Indeed, here I was—there!—counting down minutes on this precious piazza, alone with my ghosts and demons and saints, but surrounded by emotion and gratitude. And feeling completely human. Italy isn’t better than the rest of the world. But it may be the most human culture around. And Aristo, a pleasant, peasant bartender, was my high priest and mentor. My friends there were apostles.
To drag me out of my thoughts, a red-faced, clammy couple trudged by toting a fat camera and a Tuscany guidebook in English. I averted their eye-contact.
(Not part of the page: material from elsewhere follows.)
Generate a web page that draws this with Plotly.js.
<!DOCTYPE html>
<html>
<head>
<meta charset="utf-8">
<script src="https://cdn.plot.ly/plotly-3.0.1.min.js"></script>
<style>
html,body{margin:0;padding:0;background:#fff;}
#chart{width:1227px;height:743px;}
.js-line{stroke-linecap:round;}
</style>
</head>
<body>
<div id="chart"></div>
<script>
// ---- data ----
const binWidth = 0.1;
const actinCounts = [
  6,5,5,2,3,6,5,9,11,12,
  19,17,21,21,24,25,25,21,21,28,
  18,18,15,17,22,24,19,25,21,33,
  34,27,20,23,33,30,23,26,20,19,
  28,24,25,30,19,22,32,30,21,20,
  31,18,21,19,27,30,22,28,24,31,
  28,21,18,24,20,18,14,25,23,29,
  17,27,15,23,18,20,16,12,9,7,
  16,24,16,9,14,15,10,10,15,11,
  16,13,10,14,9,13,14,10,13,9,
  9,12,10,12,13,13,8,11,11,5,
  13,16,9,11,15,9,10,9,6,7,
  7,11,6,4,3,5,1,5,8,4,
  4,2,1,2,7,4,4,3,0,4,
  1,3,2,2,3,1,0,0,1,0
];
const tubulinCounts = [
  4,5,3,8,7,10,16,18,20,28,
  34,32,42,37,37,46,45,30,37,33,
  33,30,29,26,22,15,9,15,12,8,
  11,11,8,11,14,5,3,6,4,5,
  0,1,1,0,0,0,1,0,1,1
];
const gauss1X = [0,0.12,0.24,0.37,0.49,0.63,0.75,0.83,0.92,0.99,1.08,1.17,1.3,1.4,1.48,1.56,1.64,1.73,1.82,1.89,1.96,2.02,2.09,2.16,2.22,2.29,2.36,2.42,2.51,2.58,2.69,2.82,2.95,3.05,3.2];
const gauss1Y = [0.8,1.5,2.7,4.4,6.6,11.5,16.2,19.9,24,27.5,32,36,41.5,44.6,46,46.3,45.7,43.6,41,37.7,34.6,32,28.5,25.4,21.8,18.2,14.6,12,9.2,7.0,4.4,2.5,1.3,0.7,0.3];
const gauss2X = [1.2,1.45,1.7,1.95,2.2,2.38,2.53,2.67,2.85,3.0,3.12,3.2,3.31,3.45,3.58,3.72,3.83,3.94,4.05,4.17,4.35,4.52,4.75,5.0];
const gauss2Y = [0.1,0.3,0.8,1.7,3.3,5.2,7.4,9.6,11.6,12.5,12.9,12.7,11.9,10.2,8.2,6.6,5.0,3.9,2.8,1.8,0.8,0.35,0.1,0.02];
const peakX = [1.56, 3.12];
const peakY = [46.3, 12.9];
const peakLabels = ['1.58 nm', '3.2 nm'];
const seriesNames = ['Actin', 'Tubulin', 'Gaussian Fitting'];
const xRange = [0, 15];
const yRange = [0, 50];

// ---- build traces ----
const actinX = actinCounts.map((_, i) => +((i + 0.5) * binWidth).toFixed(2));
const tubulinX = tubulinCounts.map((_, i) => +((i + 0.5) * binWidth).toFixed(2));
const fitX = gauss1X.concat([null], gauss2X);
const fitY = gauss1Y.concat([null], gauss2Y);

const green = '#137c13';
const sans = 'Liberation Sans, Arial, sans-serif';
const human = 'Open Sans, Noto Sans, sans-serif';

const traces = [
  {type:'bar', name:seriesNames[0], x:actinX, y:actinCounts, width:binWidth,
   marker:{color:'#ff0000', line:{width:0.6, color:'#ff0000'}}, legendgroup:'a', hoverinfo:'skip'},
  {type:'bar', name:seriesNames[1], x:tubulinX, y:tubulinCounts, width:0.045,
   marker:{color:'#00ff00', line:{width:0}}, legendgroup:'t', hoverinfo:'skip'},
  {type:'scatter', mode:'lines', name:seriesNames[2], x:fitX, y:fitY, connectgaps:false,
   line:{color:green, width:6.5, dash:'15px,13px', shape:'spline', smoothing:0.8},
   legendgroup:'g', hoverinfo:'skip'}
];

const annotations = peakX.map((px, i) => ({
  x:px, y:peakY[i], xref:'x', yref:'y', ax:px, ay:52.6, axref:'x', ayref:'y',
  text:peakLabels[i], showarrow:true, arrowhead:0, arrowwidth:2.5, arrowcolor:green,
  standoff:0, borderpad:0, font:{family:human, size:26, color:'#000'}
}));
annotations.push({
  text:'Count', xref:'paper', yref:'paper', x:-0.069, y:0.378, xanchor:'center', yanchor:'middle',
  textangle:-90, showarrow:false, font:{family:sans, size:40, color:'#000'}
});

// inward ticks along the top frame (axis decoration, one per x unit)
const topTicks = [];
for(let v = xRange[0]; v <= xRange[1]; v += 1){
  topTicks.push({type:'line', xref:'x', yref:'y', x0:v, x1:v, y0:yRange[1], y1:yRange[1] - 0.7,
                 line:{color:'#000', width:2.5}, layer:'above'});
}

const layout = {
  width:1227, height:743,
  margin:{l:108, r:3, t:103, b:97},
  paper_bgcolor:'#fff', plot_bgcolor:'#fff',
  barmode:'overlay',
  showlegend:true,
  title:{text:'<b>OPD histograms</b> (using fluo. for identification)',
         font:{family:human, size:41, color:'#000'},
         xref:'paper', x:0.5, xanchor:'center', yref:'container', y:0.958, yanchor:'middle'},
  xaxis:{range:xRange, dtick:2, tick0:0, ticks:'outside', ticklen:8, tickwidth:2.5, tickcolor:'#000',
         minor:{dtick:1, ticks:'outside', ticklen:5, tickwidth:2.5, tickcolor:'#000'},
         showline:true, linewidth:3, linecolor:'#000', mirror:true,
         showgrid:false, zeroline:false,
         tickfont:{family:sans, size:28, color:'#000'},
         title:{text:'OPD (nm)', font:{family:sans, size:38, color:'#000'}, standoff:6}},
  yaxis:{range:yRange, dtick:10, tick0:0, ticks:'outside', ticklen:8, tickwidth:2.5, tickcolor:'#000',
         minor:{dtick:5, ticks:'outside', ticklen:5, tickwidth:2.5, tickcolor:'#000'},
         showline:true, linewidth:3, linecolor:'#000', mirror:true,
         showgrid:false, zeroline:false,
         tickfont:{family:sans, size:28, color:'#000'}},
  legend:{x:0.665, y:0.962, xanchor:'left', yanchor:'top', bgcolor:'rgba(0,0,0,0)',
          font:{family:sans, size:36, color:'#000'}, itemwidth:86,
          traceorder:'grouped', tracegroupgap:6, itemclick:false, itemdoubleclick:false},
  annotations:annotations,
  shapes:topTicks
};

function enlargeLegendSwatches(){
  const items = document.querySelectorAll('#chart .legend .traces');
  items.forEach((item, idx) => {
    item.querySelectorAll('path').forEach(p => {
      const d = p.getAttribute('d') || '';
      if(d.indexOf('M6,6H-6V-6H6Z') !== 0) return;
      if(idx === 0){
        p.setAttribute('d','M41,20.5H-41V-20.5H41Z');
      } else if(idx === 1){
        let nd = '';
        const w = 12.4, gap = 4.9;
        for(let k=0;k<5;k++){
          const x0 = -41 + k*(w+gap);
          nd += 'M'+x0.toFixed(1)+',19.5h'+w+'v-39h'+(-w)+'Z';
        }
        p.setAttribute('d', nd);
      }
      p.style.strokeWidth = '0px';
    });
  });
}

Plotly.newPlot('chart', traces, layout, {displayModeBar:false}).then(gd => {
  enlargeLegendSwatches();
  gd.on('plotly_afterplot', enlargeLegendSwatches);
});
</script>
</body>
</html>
They looked lost, lonesome, and curious, but they wouldn’t understand.
Then, through one of the dozens of open windows that overlook the piazza, some melancholy Italian melodies came blasting out, echoing off the stone walls—right on cue. Perfect. Italy, you see, plays mostly American music, and mostly that one song that’s getting played to death everywhere and now feels rather like a death threat, “Tonight, we are young; so let’s set the world on fire…”
Tonight? Young? Sure. But tonight, thank God that song was nowhere to be heard. Instead, the soundtrack was bittersweet Italian schmaltz—an authentic genre that, even under normal circumstances, can shift me into a state that may involve loss of body control, shut eyes, and leaking at the edges.
Today, sitting solo, the songs worked that special effect as if Mr. Coppola and his masterful film scorer had arranged the whole scene.
- Keane enters, stage right
When Keane did show up, brusque but witty as always, I blurted (like an blunt American would),
Dude! You are 45 minutes late?!!”
“I woke up 45 minutes late,” he retorted in his Brit accent with palms to the sky, like a veteran Italian. “And I’ve been 45 minutes late all day.” Okay, I thought to myself. That’ll do. I decided to pick up the food (and the kids) 20 minutes late, so Keane and I could catch up for a whole 35 minutes. In Italy, that’s nothing.
So we did. We talked, straight from gut and heart, with little time for the small stuff, for exactly 35 minutes. It was frustrating, of course, yet perhaps worth the trip to Italy. Maybe you can go back. But only for 35 minutes. Every decade or so.
The whole point of this website is to encourage people to make and take time to step off the treadmill and see the world, realize a coveted mission, and spend quality time with family and friends. To Break Away: for a whole year, if possible—or months, or weeks, or days if that’s what you can muster. Admittedly, sometimes 35 minutes is all you got.
The air was cooling off, so the piazza begin to buzz, and the people who could be my new friends joined our table. Everyone knows Keane, so I became briefly connected again. A police car pulled up; two officers lazily got out and started joking with we revelers. The bald, mustached guy, I forget his name, popped in with a jovial “Ciao!” on his way home from work—like he does every day. Then it was time for good-bye.
Keane and I did the Italian two-cheek-kiss that real men do there, and embraced each other and the past, and, God willing, a future reunion that lasts more than 36 minutes.
Then I raced to the rosticerria.
- Up the mountain, then up in the air
The food was ready (and the salad had wilted). The kids had temporarily sated their gelati fix. And my coveted gathering had come to pass, if only for a moment so short-lived you must ask yourself, “Did that really just happen?”
I drove like a mad Tuscan up the skinny, zigzaggy mountain road and brought food by delivery—an extreme rarity in these parts—to my extended family. We enjoyed a Last Supper outside—delicious, luxurious, poignant.
Fine wine flowed, an apricot sky cooled the terrace, and the lights began to twinkle in the other mountain villages and valley below.
Then the party ended, and thus began the packing, the early morning alarm clock, and the drive to the Pisa airport (with a requisite stop for a photo opp at that one iconic landmark).
It’s no fun leaving Italy, but Denmark awaits. On the plane, I watched outside the window as the leaning tower, the terra-cotta rooftops, and the verdant hillsides of Tuscany faded into cloud vapors.